Data records:
= = = =
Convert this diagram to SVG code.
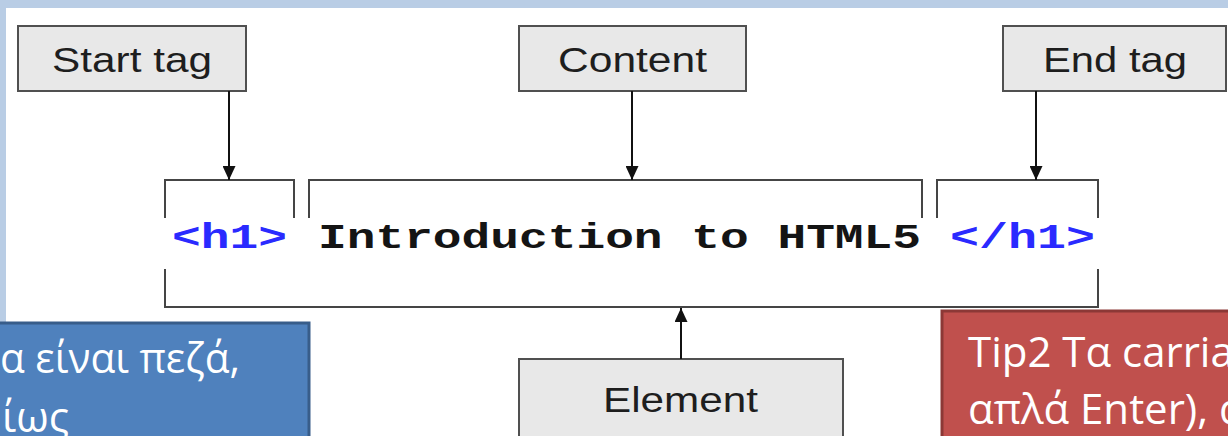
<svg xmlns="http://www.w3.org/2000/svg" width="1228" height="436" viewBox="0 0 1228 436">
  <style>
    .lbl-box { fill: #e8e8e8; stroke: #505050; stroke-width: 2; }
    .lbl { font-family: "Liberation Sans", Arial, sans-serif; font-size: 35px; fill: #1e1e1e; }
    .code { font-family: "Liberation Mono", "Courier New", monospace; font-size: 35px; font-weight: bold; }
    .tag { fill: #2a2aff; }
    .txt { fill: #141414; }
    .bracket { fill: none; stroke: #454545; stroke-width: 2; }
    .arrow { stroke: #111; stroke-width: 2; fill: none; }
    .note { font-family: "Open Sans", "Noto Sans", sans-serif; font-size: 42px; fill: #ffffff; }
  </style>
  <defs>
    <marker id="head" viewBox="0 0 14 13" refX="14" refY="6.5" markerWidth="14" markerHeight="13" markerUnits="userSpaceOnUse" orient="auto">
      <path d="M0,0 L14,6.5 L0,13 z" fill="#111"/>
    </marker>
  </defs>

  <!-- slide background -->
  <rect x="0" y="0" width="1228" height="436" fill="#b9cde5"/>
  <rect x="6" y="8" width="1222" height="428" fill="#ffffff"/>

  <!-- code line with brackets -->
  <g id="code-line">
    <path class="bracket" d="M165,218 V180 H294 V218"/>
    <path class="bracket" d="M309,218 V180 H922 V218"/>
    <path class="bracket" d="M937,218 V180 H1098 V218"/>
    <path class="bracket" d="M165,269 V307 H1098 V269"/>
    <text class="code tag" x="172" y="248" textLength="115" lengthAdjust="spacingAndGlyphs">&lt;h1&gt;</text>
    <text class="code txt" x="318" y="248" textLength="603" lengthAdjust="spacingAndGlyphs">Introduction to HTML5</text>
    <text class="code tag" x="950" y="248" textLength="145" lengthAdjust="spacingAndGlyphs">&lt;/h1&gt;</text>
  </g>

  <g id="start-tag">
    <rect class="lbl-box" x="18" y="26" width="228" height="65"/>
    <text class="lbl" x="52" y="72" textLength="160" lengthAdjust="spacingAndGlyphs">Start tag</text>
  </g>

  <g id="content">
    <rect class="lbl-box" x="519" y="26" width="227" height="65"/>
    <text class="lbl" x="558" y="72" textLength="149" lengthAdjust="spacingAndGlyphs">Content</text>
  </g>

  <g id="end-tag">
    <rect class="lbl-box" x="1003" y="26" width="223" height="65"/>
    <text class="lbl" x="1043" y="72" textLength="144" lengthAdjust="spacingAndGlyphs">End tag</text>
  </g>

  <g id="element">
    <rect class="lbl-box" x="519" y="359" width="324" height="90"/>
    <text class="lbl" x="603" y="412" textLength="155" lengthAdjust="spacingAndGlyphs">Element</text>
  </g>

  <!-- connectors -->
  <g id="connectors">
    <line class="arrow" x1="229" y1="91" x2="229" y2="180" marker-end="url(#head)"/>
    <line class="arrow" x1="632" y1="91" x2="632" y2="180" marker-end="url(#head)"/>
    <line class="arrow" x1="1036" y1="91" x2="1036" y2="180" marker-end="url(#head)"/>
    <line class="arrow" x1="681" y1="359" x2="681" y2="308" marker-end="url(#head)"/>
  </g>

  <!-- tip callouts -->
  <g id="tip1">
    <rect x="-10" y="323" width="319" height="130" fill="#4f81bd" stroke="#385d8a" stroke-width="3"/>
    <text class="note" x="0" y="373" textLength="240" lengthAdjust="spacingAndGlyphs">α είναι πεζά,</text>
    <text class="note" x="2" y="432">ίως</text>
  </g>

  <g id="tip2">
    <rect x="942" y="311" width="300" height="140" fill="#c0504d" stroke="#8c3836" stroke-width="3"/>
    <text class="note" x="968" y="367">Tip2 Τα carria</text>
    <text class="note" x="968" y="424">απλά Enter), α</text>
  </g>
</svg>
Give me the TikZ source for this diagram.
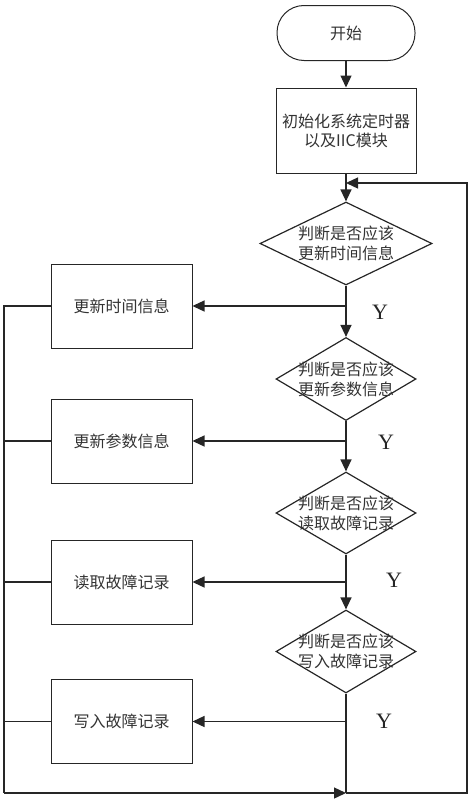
= = = =
DIRECTIONS —
Repeat the entries exactly and keep the pictures out of the copy.

FINISHED TASK —
Convert this diagram to SVG code.
<svg xmlns="http://www.w3.org/2000/svg" width="1228" height="436" viewBox="0 0 1228 436">
  <style>
    .lbl-box { fill: #e8e8e8; stroke: #505050; stroke-width: 2; }
    .lbl { font-family: "Liberation Sans", Arial, sans-serif; font-size: 35px; fill: #1e1e1e; }
    .code { font-family: "Liberation Mono", "Courier New", monospace; font-size: 35px; font-weight: bold; }
    .tag { fill: #2a2aff; }
    .txt { fill: #141414; }
    .bracket { fill: none; stroke: #454545; stroke-width: 2; }
    .arrow { stroke: #111; stroke-width: 2; fill: none; }
    .note { font-family: "Open Sans", "Noto Sans", sans-serif; font-size: 42px; fill: #ffffff; }
  </style>
  <defs>
    <marker id="head" viewBox="0 0 14 13" refX="14" refY="6.5" markerWidth="14" markerHeight="13" markerUnits="userSpaceOnUse" orient="auto">
      <path d="M0,0 L14,6.5 L0,13 z" fill="#111"/>
    </marker>
  </defs>

  <!-- slide background -->
  <rect x="0" y="0" width="1228" height="436" fill="#b9cde5"/>
  <rect x="6" y="8" width="1222" height="428" fill="#ffffff"/>

  <!-- code line with brackets -->
  <g id="code-line">
    <path class="bracket" d="M165,218 V180 H294 V218"/>
    <path class="bracket" d="M309,218 V180 H922 V218"/>
    <path class="bracket" d="M937,218 V180 H1098 V218"/>
    <path class="bracket" d="M165,269 V307 H1098 V269"/>
    <text class="code tag" x="172" y="248" textLength="115" lengthAdjust="spacingAndGlyphs">&lt;h1&gt;</text>
    <text class="code txt" x="318" y="248" textLength="603" lengthAdjust="spacingAndGlyphs">Introduction to HTML5</text>
    <text class="code tag" x="950" y="248" textLength="145" lengthAdjust="spacingAndGlyphs">&lt;/h1&gt;</text>
  </g>

  <g id="start-tag">
    <rect class="lbl-box" x="18" y="26" width="228" height="65"/>
    <text class="lbl" x="52" y="72" textLength="160" lengthAdjust="spacingAndGlyphs">Start tag</text>
  </g>

  <g id="content">
    <rect class="lbl-box" x="519" y="26" width="227" height="65"/>
    <text class="lbl" x="558" y="72" textLength="149" lengthAdjust="spacingAndGlyphs">Content</text>
  </g>

  <g id="end-tag">
    <rect class="lbl-box" x="1003" y="26" width="223" height="65"/>
    <text class="lbl" x="1043" y="72" textLength="144" lengthAdjust="spacingAndGlyphs">End tag</text>
  </g>

  <g id="element">
    <rect class="lbl-box" x="519" y="359" width="324" height="90"/>
    <text class="lbl" x="603" y="412" textLength="155" lengthAdjust="spacingAndGlyphs">Element</text>
  </g>

  <!-- connectors -->
  <g id="connectors">
    <line class="arrow" x1="229" y1="91" x2="229" y2="180" marker-end="url(#head)"/>
    <line class="arrow" x1="632" y1="91" x2="632" y2="180" marker-end="url(#head)"/>
    <line class="arrow" x1="1036" y1="91" x2="1036" y2="180" marker-end="url(#head)"/>
    <line class="arrow" x1="681" y1="359" x2="681" y2="308" marker-end="url(#head)"/>
  </g>

  <!-- tip callouts -->
  <g id="tip1">
    <rect x="-10" y="323" width="319" height="130" fill="#4f81bd" stroke="#385d8a" stroke-width="3"/>
    <text class="note" x="0" y="373" textLength="240" lengthAdjust="spacingAndGlyphs">α είναι πεζά,</text>
    <text class="note" x="2" y="432">ίως</text>
  </g>

  <g id="tip2">
    <rect x="942" y="311" width="300" height="140" fill="#c0504d" stroke="#8c3836" stroke-width="3"/>
    <text class="note" x="968" y="367">Tip2 Τα carria</text>
    <text class="note" x="968" y="424">απλά Enter), α</text>
  </g>
</svg>
Give me the TikZ source for this diagram.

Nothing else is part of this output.